2 ounces vodka
1/2 ounce peach schnapps
1 1/2 ounces orange juice
1 1/2 ounces cranberry juice
Ice
Optional Garnish: Orange slice, maraschino cherry, cocktail umbrella
Fill a hurricane glass or a large highball glass with ice. Pour vodka, schnapps, & orange juice over the ice, and then slowly & carefully top with cranberry juice for a layered effect. Garnish with an orange slice, a maraschino cherry, and a cocktail umbrella. Serve with a straw to stir the drink together.
By the 1980s, American cocktail culture had lost it’s way a bit. We’d moved as far as possible from the carefully crafted, well balanced cocktails of the past and replaced them with anything and everything sweet, fruity, colorful, and easy to make. If you could taste the alcohol, you were doing it wrong.
Vodka was especially popular in the 80s, as was orange juice (boxed not fresh), along with fruity flavored liqueurs, tropical flavors, bright colors, layered cocktails and shots, and drinks with sexy names.
When it comes to typical cocktails of the 1980s, the Sex on the Beach has it all!
As for the drink’s history, one origin story claims that a bartender named Ted invented the drink in 1987 at a Florida bar called Confetti’s. He says he was challenged to a peach schnapps sales contest and invented the sex on the beach to appeal to spring breakers. Unfortunately for this story, the recipe had appeared in print in 1982, 5 years before Ted claimed to have “invented” it.

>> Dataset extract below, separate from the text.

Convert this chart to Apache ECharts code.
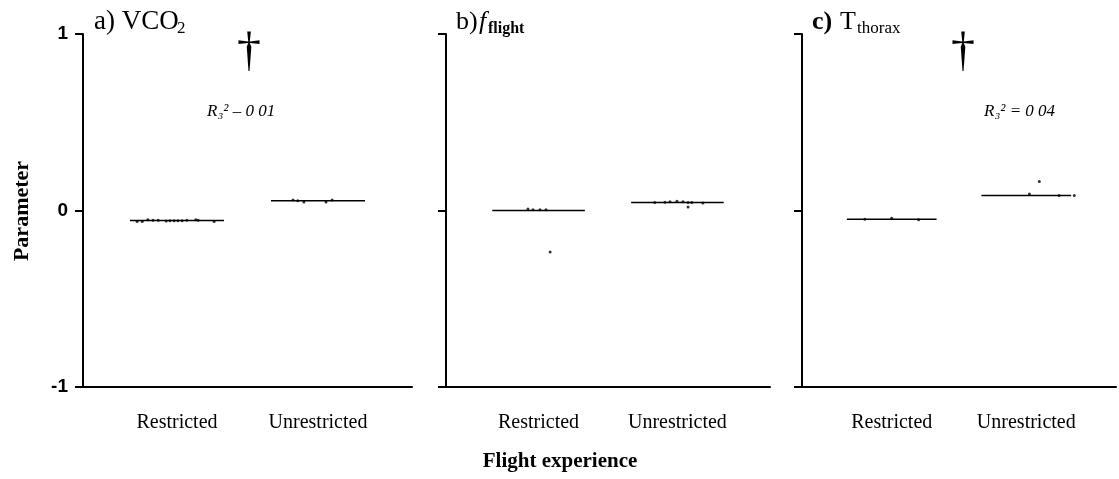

The more likely origin story is that a bartender simply combined the Fuzzy Navel (made with orange juice and peach schnapps) and a Cape Codder (made with vodka and cranberry juice) into one fruity concoction.
Either way, people loved a sexy name, and when TGI Friday’s added the drink to their cocktail menu, it reached 80s cult cocktail status.
There are several variations on this cocktail. Some people add Chambord berry flavored liqueur. Some add pineapple juice. Some recipes even replace the cranberry juice with grenadine. This version is by far the most common and popular though.